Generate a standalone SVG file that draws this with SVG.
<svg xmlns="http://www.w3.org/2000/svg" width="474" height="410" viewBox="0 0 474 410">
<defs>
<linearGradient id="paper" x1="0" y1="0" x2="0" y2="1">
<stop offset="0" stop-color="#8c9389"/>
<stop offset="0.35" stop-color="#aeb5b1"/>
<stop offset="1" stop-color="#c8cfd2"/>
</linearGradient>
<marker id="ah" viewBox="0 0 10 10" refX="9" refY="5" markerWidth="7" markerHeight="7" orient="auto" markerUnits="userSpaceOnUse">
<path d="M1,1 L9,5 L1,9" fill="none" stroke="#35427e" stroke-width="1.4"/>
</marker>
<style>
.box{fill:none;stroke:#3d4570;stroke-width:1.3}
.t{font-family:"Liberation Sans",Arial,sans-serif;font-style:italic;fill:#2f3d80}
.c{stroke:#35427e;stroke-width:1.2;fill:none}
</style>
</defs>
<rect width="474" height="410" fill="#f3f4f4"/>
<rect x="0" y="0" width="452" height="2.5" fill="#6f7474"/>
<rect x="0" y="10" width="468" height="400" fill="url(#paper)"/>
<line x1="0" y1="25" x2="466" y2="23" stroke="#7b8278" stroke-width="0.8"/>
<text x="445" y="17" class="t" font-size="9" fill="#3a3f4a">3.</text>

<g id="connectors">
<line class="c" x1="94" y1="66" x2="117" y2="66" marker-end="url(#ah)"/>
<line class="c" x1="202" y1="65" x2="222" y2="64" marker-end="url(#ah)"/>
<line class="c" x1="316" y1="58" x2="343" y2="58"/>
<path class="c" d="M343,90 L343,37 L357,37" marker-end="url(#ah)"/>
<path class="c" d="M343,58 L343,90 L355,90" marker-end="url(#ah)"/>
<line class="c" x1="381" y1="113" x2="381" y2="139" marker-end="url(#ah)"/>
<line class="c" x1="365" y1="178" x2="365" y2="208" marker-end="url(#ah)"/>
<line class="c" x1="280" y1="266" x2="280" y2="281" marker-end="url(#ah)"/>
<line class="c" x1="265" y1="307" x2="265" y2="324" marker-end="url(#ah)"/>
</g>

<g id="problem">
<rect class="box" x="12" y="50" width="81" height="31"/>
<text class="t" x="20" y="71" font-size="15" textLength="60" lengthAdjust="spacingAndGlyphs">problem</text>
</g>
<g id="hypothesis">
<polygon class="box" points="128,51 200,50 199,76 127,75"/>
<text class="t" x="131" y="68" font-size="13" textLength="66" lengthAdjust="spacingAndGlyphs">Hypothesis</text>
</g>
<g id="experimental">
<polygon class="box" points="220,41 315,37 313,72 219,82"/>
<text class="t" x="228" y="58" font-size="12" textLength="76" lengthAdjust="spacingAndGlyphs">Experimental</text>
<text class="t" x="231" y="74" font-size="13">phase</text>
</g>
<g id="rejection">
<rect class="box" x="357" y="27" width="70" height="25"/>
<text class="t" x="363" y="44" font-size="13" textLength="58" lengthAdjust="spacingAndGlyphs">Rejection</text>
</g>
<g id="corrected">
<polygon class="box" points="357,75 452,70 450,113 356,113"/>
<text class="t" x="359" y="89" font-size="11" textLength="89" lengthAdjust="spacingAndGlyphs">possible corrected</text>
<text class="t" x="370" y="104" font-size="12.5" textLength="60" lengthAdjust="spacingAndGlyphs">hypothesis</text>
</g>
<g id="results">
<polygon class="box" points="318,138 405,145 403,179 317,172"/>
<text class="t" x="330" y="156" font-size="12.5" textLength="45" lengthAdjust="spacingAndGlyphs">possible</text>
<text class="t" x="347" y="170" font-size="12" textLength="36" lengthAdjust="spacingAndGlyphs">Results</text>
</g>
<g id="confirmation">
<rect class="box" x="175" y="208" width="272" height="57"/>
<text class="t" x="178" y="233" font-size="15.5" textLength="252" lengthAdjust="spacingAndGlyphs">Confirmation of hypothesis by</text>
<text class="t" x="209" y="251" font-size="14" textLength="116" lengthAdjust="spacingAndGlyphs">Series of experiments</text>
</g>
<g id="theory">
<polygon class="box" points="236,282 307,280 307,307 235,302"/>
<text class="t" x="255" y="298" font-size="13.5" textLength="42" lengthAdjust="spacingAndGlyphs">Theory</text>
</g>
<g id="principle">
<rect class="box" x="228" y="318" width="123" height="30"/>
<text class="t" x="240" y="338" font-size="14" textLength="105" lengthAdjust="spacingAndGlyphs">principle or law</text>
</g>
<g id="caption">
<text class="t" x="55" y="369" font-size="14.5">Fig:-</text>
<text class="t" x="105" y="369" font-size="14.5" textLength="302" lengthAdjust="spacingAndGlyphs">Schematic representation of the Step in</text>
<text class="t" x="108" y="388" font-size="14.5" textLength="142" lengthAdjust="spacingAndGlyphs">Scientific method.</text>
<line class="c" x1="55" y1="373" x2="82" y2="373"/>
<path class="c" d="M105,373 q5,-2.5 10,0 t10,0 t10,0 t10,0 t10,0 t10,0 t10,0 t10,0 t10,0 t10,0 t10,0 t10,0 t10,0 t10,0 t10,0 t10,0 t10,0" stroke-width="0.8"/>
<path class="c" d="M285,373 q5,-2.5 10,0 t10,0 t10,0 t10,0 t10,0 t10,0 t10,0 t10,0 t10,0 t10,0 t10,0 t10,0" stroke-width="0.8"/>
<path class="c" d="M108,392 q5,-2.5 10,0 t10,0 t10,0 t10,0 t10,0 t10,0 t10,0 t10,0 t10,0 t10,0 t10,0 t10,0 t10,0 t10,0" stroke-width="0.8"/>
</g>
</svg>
········
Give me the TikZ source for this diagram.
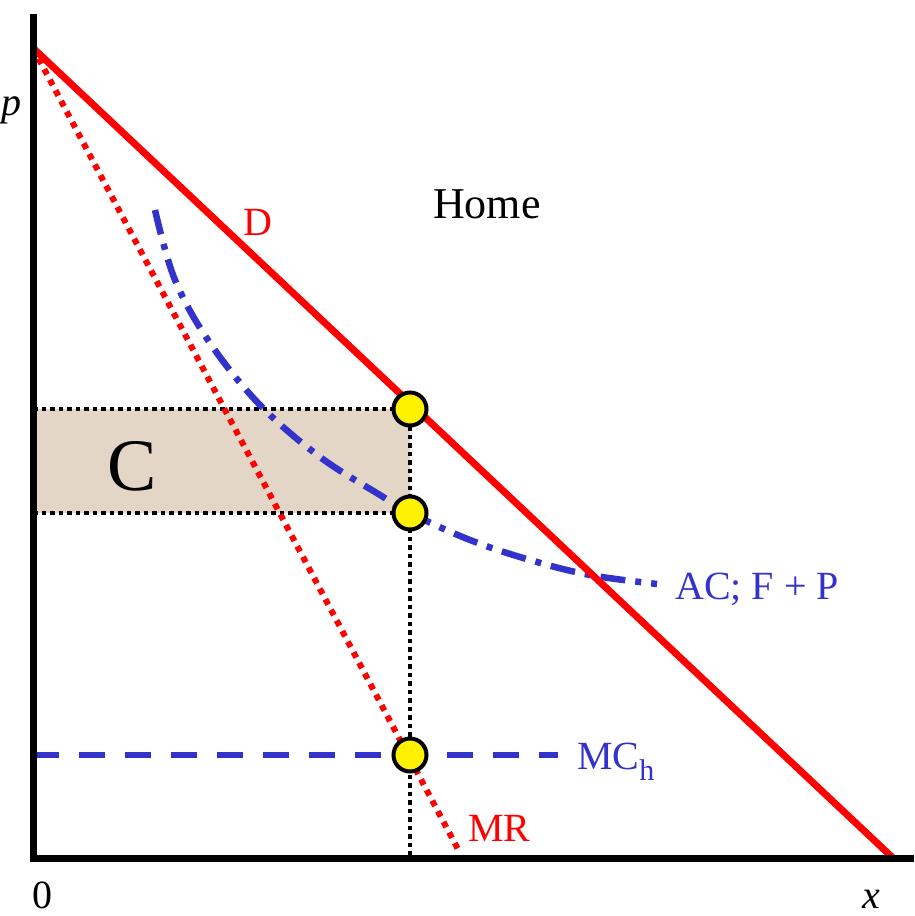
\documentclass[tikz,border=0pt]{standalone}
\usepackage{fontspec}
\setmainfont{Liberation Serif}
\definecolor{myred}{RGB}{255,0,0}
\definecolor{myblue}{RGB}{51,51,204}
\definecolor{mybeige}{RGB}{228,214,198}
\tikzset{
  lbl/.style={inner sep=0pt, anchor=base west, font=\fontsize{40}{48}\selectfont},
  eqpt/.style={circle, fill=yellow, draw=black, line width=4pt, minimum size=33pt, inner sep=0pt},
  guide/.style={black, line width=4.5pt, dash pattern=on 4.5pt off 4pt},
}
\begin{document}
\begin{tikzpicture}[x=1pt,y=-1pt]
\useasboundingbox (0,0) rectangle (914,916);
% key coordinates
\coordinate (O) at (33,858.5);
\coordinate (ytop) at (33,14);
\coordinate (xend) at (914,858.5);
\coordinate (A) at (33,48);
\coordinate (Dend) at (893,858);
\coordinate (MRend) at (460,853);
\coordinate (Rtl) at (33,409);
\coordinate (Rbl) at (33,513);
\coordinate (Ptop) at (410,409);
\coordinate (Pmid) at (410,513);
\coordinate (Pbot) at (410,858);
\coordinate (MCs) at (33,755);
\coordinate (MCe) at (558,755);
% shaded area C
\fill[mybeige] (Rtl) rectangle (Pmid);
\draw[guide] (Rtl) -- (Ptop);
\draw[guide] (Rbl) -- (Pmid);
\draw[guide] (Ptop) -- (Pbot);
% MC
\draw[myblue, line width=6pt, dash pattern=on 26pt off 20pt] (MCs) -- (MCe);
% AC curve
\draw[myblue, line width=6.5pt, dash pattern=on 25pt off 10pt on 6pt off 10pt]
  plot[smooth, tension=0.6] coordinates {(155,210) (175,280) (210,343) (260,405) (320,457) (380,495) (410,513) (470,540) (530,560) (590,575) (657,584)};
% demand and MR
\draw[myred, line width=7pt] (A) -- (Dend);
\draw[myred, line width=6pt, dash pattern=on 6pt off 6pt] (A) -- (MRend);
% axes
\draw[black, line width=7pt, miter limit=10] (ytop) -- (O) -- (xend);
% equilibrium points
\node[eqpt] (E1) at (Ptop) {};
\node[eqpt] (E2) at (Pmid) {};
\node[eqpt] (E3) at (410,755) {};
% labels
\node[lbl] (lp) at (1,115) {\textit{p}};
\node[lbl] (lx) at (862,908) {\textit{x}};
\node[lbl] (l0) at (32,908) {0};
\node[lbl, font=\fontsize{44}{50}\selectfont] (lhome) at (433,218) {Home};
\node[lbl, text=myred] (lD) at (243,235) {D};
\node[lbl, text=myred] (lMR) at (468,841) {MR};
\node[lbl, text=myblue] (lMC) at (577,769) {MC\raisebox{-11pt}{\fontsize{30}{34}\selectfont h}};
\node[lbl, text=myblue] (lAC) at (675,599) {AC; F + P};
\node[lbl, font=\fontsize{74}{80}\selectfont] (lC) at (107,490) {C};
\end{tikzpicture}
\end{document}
········
- [REQUEST]:
Go through the lines above. Select every one that has the string "standalone".

- [SOLUTION FOR THIS PROBLEM]:
Generate a standalone SVG file that draws this with SVG.
\documentclass[tikz,border=0pt]{standalone}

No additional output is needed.